Schulbildung mangelhaft

Inzwischen scheint aber die Einsicht zu wachsen, dass zumindest die mangelnde Schulbildung der ägyptischen Unterschicht zum Hemmschuh für weiteres Wachstum wird. Der neue Bildungsminister Ahmed Zaki Badr hat die Einstellung besser ausgebildeter und gut bezahlter Lehrer versprochen.

Die meisten Ägypter sehen darin aber keine Bildungspolitik, sondern Teil des Versprechens, Geld unter die Armen zu bringen. Der inzwischen 82-jährige, gesundheitlich angeschlagene Präsident Mubarak hat vor ein paar Wochen bei einem seiner seltenen Auftritte im Fernsehen versprochen, den staatlich festgesetzten Mindestlohn zu erhöhen – von 35 auf 1200 ägyptische Pfund im Monat. Viel Eindruck auf die zunehmend protest- und streikbereite Unterschicht hat das nicht gemacht. Der bisherige Mindestlohn entsprach fünf Euro, der neue 170 Euro.

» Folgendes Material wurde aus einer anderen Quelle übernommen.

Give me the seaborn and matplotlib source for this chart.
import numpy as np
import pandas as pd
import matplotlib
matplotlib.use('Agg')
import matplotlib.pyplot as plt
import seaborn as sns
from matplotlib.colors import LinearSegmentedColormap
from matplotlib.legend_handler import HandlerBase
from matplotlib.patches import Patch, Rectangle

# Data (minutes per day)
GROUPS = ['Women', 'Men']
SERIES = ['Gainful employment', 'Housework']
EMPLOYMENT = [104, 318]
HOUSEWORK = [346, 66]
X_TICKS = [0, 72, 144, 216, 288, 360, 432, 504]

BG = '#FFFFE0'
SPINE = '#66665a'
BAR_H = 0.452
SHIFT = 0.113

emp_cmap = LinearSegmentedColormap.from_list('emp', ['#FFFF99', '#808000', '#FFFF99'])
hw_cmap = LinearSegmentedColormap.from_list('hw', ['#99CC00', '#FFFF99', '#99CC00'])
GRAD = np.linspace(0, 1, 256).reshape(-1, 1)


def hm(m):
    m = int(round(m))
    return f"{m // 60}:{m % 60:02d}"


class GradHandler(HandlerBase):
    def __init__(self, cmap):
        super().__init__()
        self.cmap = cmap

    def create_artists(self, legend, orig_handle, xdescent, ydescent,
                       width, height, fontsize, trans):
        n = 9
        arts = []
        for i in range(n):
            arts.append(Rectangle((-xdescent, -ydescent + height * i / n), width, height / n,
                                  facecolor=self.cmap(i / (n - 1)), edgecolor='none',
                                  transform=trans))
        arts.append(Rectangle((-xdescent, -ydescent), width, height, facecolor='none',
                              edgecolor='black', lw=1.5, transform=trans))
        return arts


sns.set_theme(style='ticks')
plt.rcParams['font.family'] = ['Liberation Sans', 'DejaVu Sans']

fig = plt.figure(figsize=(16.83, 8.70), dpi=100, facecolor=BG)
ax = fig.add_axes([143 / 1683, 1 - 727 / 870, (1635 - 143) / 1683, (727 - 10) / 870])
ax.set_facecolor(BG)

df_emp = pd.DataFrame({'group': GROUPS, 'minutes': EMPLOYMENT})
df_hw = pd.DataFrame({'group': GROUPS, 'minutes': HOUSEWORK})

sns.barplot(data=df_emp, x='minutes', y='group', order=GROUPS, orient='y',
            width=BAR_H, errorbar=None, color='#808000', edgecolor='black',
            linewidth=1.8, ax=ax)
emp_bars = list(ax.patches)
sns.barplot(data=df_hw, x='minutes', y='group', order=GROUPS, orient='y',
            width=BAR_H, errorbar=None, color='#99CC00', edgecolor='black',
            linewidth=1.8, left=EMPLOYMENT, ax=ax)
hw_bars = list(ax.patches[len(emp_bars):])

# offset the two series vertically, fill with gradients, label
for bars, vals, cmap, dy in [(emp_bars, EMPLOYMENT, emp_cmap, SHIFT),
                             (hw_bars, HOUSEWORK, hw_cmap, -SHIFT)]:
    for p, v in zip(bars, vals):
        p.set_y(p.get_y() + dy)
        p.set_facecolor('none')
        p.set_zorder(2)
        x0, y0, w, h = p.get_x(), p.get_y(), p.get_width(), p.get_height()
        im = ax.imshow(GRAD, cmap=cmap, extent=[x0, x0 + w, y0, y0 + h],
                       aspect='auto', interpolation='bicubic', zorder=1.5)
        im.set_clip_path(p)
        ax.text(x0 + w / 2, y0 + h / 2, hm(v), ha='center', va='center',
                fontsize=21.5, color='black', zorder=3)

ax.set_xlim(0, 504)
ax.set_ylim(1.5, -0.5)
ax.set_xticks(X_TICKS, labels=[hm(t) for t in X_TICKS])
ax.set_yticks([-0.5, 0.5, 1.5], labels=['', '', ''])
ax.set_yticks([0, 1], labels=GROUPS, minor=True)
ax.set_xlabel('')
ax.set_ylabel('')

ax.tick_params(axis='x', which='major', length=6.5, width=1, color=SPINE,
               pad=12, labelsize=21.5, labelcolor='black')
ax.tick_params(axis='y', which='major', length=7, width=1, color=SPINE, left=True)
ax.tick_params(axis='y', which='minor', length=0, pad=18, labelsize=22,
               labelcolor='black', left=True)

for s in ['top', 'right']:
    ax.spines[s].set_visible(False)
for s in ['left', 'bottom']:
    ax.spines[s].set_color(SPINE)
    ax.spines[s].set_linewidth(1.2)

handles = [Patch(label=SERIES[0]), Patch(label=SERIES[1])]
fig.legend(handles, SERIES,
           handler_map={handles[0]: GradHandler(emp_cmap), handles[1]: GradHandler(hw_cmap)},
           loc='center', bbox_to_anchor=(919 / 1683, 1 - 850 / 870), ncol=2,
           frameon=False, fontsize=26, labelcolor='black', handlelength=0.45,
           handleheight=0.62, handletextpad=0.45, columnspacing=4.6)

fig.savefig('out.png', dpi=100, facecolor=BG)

Der amerikanische Nahostexperte Joel Beinin von der Stanford University beobachtet in Ägypten eine wachsende Zahl von Streiks – „die größte derartige Bewegung in der gesamten arabischen Welt seit dem Zweiten Weltkrieg“.

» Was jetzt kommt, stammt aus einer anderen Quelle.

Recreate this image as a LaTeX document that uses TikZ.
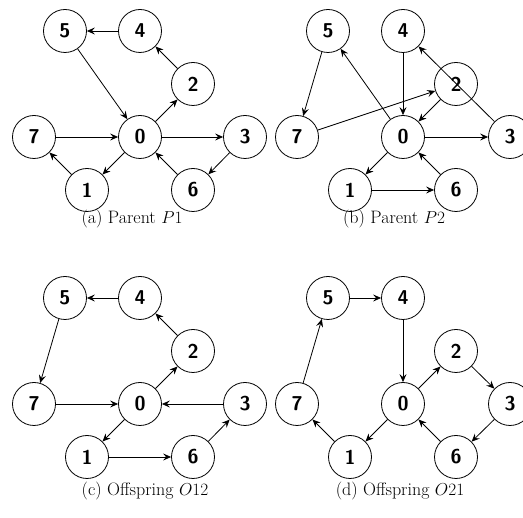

Ägyptens wirtschaftlich liberales und politisch autoritäres System braucht dringend neue Energie. So wie bisher wird es nicht lange weitergehen: Nächstes Jahr müsste sich Präsident Mubarak der Wiederwahl stellen. Ob er es tun wird, weiß derzeit wahrscheinlich noch nicht einmal er selbst.